Mediaserver bug gives hackers the possibility to blackmail smartphone users.
After notifying users of the Stagefright vulnerability, security company Chechmarx informs smartphone users that a mediaserver bug causes 95% Android phones to become unresponsive. According to the company, smartphones could be hacked into by ill-intentioned persons due to software vulnerabilities.
Android has been labeled as one of the most cost-effective operating programs on the market, but it is definitely not the safest when it comes to offering users the security they need. Hackers can easily gain access to the content of Android-based smartphones because its services have not been well-constructed.
The new bug targets Android’s media service through a malformed Matroska (MKV) video, which can be downloaded on various apps and websites. Once the video has been accessed, users can no longer receive phone calls or notification on their smartphones. Moreover, the interface turns completely unresponsive to all the commands that the user is making.
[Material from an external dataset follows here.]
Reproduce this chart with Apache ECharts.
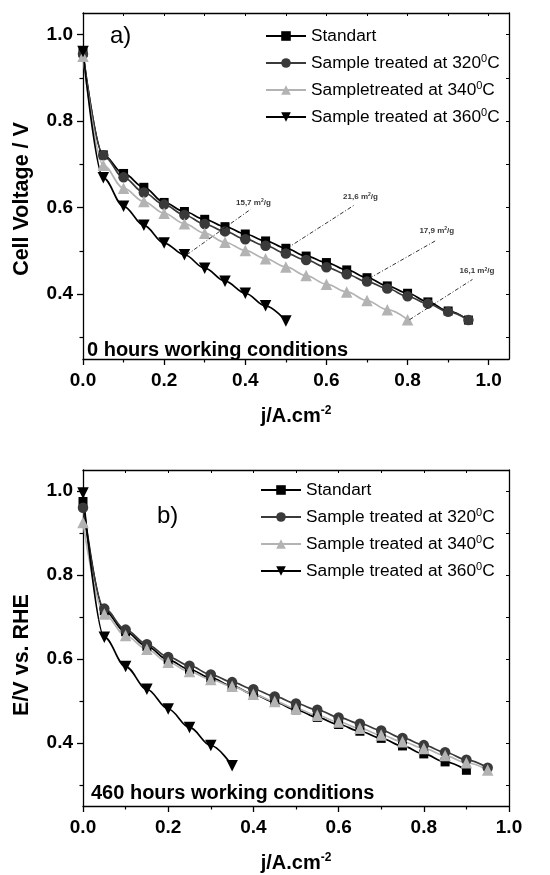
<!DOCTYPE html>
<html><head><meta charset="utf-8">
<script src="https://cdn.jsdelivr.net/npm/echarts@6/dist/echarts.min.js"></script>
<style>html,body{margin:0;padding:0;background:#fff}#c{width:550px;height:875px}</style>
</head><body><div id="c"></div><script>
// ---------- data: panel a) 0 hours ----------
const jTop = [0,0.05,0.1,0.15,0.2,0.25,0.3,0.35,0.4,0.45,0.5,0.55,0.6,0.65,0.7,0.75,0.8,0.85,0.9,0.95];
const stdTop = [0.958,0.722,0.679,0.647,0.612,0.591,0.573,0.556,0.539,0.523,0.506,0.488,0.473,0.456,0.438,0.419,0.402,0.382,0.361,0.340];
const s320Top = [0.955,0.721,0.670,0.635,0.607,0.583,0.562,0.545,0.527,0.512,0.494,0.479,0.462,0.446,0.429,0.413,0.395,0.378,0.359,0.340];
const s340Top = [0.950,0.698,0.645,0.614,0.587,0.563,0.541,0.520,0.501,0.482,0.463,0.443,0.423,0.405,0.385,0.364,0.341];
const s360Top = [0.961,0.669,0.603,0.559,0.518,0.491,0.460,0.430,0.402,0.373,0.338];
// annotations (surface areas) of panel a)
const noteText = ['15,7 m{s|2}/g','21,6 m{s|2}/g','17,9 m{s|2}/g','16,1 m{s|2}/g'];
const noteX = [0.420,0.684,0.872,0.971];
const noteY = [0.612,0.626,0.547,0.454];
const arrowX0 = [0.256,0.503,0.705,0.805];
const arrowY0 = [0.491,0.506,0.436,0.341];
const arrowX1 = [0.413,0.669,0.870,0.960];
const arrowY1 = [0.596,0.606,0.524,0.434];
// ---------- data: panel b) 460 hours ----------
const jBot = [0,0.05,0.1,0.15,0.2,0.25,0.3,0.35,0.4,0.45,0.5,0.55,0.6,0.65,0.7,0.75,0.8,0.85,0.9,0.95];
const stdBot = [0.975,0.715,0.665,0.630,0.598,0.575,0.555,0.536,0.516,0.497,0.479,0.461,0.444,0.428,0.411,0.393,0.374,0.355,0.335];
const s320Bot = [0.960,0.720,0.670,0.635,0.605,0.584,0.563,0.545,0.528,0.511,0.494,0.479,0.461,0.446,0.430,0.412,0.395,0.378,0.360,0.341];
const s340Bot = [0.925,0.707,0.656,0.623,0.592,0.570,0.551,0.535,0.516,0.499,0.482,0.466,0.450,0.435,0.419,0.403,0.387,0.370,0.353,0.336];
const s360Bot = [0.995,0.652,0.582,0.528,0.481,0.437,0.394,0.346];
// ---------- names and ticks ----------
const namesTop = ['Standart','Sample treated at 320⁰C','Sampletreated at 340⁰C','Sample treated at 360⁰C'];
const namesBot = ['Standart','Sample treated at 320⁰C','Sample treated at 340⁰C','Sample treated at 360⁰C'];
const xMajor = [0,0.2,0.4,0.6,0.8,1.0];
const xMinor = [0.1,0.3,0.5,0.7,0.9];
const yMajor = [0.4,0.6,0.8,1.0];
const yMinor = [0.3,0.5,0.7,0.9];
const yAll = [0.3,0.4,0.5,0.6,0.7,0.8,0.9,1.0];

const FONT = '"Liberation Sans", Arial, Helvetica, sans-serif';
const pair = (xs, ys) => ys.map((y, i) => [xs[i], y]);
const lbl = {fontFamily: FONT, fontSize: 19, fontWeight: 'bold', color: '#000'};
const axLine = {show: true, onZero: false, lineStyle: {color: '#000', width: 1.3}};

function xAxes(gi, xMax, name) {
  return [
    {type:'value', gridIndex:gi, position:'bottom', min:0, max:xMax,
     axisLine: axLine,
     axisTick:{show:true, inside:false, length:6, customValues:xMajor, lineStyle:{color:'#000', width:1.3}},
     axisLabel:Object.assign({show:true, margin:12, customValues:xMajor, formatter:v => v.toFixed(1)}, lbl),
     splitLine:{show:false},
     name: name, nameLocation:'middle', nameGap:46,
     nameTextStyle:{fontFamily:FONT, fontSize:20, fontWeight:'bold', color:'#000', lineHeight:22,
       rich:{sup:{fontFamily:FONT, fontSize:12, fontWeight:'bold', color:'#000', verticalAlign:'top', lineHeight:12}}}},
    {type:'value', gridIndex:gi, position:'bottom', min:0, max:xMax,
     axisLine:{show:false},
     axisTick:{show:true, inside:false, length:3.5, customValues:xMinor, lineStyle:{color:'#000', width:1.2}},
     axisLabel:{show:false}, splitLine:{show:false}},
    {type:'value', gridIndex:gi, position:'top', min:0, max:xMax,
     axisLine: axLine,
     axisTick:{show:true, inside:true, length:3, customValues:xMajor.concat(xMinor), lineStyle:{color:'#000', width:1}},
     axisLabel:{show:false}, splitLine:{show:false}}
  ];
}
function yAxes(gi, name, shiftPad) {
  return [
    {type:'value', gridIndex:gi, position:'left', min:0.25, max:1.05,
     axisLine: axLine,
     axisTick:{show:true, inside:false, length:6, customValues:yMajor, lineStyle:{color:'#000', width:1.3}},
     axisLabel:Object.assign({show:true, margin:10, customValues:yMajor, formatter:v => v.toFixed(1)}, lbl),
     splitLine:{show:false},
     name: name, nameLocation:'middle', nameGap:50,
     nameTextStyle:{fontFamily:FONT, fontSize:21.5, fontWeight:'bold', color:'#000', padding:[0, shiftPad, 0, 0]}},
    {type:'value', gridIndex:gi, position:'left', min:0.25, max:1.05,
     axisLine:{show:false},
     axisTick:{show:true, inside:false, length:3.5, customValues:yMinor, lineStyle:{color:'#000', width:1.2}},
     axisLabel:{show:false}, splitLine:{show:false}},
    {type:'value', gridIndex:gi, position:'right', min:0.25, max:1.05,
     axisLine: axLine,
     axisTick:{show:true, inside:true, length:3, customValues:yAll, lineStyle:{color:'#000', width:1}},
     axisLabel:{show:false}, splitLine:{show:false}}
  ];
}

const styles = [
  {color:'#000000', symbol:'rect', size:9, rot:0},
  {color:'#3a3a3a', symbol:'circle', size:10.5, rot:0},
  {color:'#b3b3b3', symbol:'triangle', size:11.5, rot:0},
  {color:'#000000', symbol:'triangle', size:11.5, rot:180}
];
function lineSeries(name, xs, ys, st, xi, yi) {
  return {type:'line', name:name, xAxisIndex:xi, yAxisIndex:yi, data:pair(xs, ys),
    smooth:0.35, smoothMonotone:'x', symbol:st.symbol, symbolSize:st.size, symbolRotate:st.rot, showSymbol:true,
    itemStyle:{color:st.color}, lineStyle:{color:st.color, width:1.7}, z:3};
}

const legendBase = {orient:'vertical', padding:0, itemWidth:40, itemHeight:12, itemGap:7, selectedMode:false,
  formatter: n => n.replace('⁰', '{sup|0}'),
  textStyle:{fontFamily:FONT, fontSize:17.3, color:'#000', lineHeight:20,
    rich:{sup:{fontFamily:FONT, fontSize:11, color:'#000', verticalAlign:'top', lineHeight:11}}}};

const topData = [stdTop, s320Top, s340Top, s360Top];
const botData = [stdBot, s320Bot, s340Bot, s360Bot];
const series = [];
namesTop.forEach((n, i) => series.push(lineSeries(n, jTop, topData[i], styles[i], 0, 0)));
namesBot.forEach((n, i) => series.push(lineSeries(n, jBot, botData[i], styles[i], 3, 3)));
// annotation labels + arrows for panel a)
series.push({type:'scatter', xAxisIndex:0, yAxisIndex:0, symbolSize:0, silent:true, z:5,
  data: noteX.map((x, i) => [x, noteY[i], noteText[i]]),
  label:{show:true, position:'inside', formatter:p => p.data[2],
    fontFamily:FONT, fontSize:8, fontWeight:'bold', color:'#000',
    rich:{s:{fontFamily:FONT, fontSize:5, fontWeight:'bold', color:'#000', verticalAlign:'top', lineHeight:5}}},
  markLine:{silent:true, symbol:['none','arrow'], symbolSize:[0,8], animation:false,
    label:{show:false},
    lineStyle:{type:[4,2,1,2], color:'#000', width:0.8},
    data: arrowX0.map((x, i) => [{coord:[x, arrowY0[i]]}, {coord:[arrowX1[i], arrowY1[i]]}])}});

const option = {
  animation:false,
  backgroundColor:'#fff',
  grid:[
    {left:83, top:13, width:426, height:346},
    {left:83, top:470, width:426, height:342}
  ],
  xAxis: xAxes(0, 1.05, 'j/A.cm{sup|-2}').concat(xAxes(1, 1.0, 'j/A.cm{sup|-2}')),
  yAxis: yAxes(0, 'Cell Voltage / V', 26).concat(yAxes(1, 'E/V vs. RHE', 34)),
  legend:[
    Object.assign({}, legendBase, {data:namesTop, left:265, top:26}),
    Object.assign({}, legendBase, {data:namesBot, left:260, top:480})
  ],
  graphic:[
    {type:'text', left:110, top:24, style:{text:'a)', font:'24px ' + FONT, fill:'#000'}},
    {type:'text', left:157, top:504, style:{text:'b)', font:'24px ' + FONT, fill:'#000'}},
    {type:'text', left:87, top:340, style:{text:'0 hours working conditions', font:'bold 20px ' + FONT, fill:'#000'}},
    {type:'text', left:91, top:783, style:{text:'460 hours working conditions', font:'bold 20px ' + FONT, fill:'#000'}}
  ],
  series: series
};
const chart = echarts.init(document.getElementById('c'), null, {renderer:'canvas'});
chart.setOption(option);
</script></body></html>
Users might ask themselves what hackers do during all this time when the phone is nearly dead. According to Checkmarx, hackers take advantage of this unresponsive state of the smartphone to blackmail users to give them money in order to restore their phones to their original condition.
Checkmarks claim many phone users have been through this situation and the number of attacks could increase in the following period, unless Google takes measures to strengthen Android’s protection. Unfortunately, the search giant did not respond to the security company’s requests; spokespersons have only stated that the recently identified vulnerabilities do not represent the main priority of the company.
Android users have been disappointed by Google’s response to the new software threats. They feel they are not sufficiently protected against hackers’ threats, particularly since many system bugs have been identified in the recent period.
Last week, it was the Stagefright vulnerability to draw everyone’s attention. According to tech developers, the bug could have entered the phone through a simple MMS message. Smartphone users don’t even have to open the message; its simple delivery is enough to infect the phone and render it unresponsive, security experts have stated.
Unlike the mediaserver vulnerability, the Stagefright bug gives hackers free access to the content of the smartphone. By using this vulnerability, hackers can steal information from Android-based phones without users being aware of it.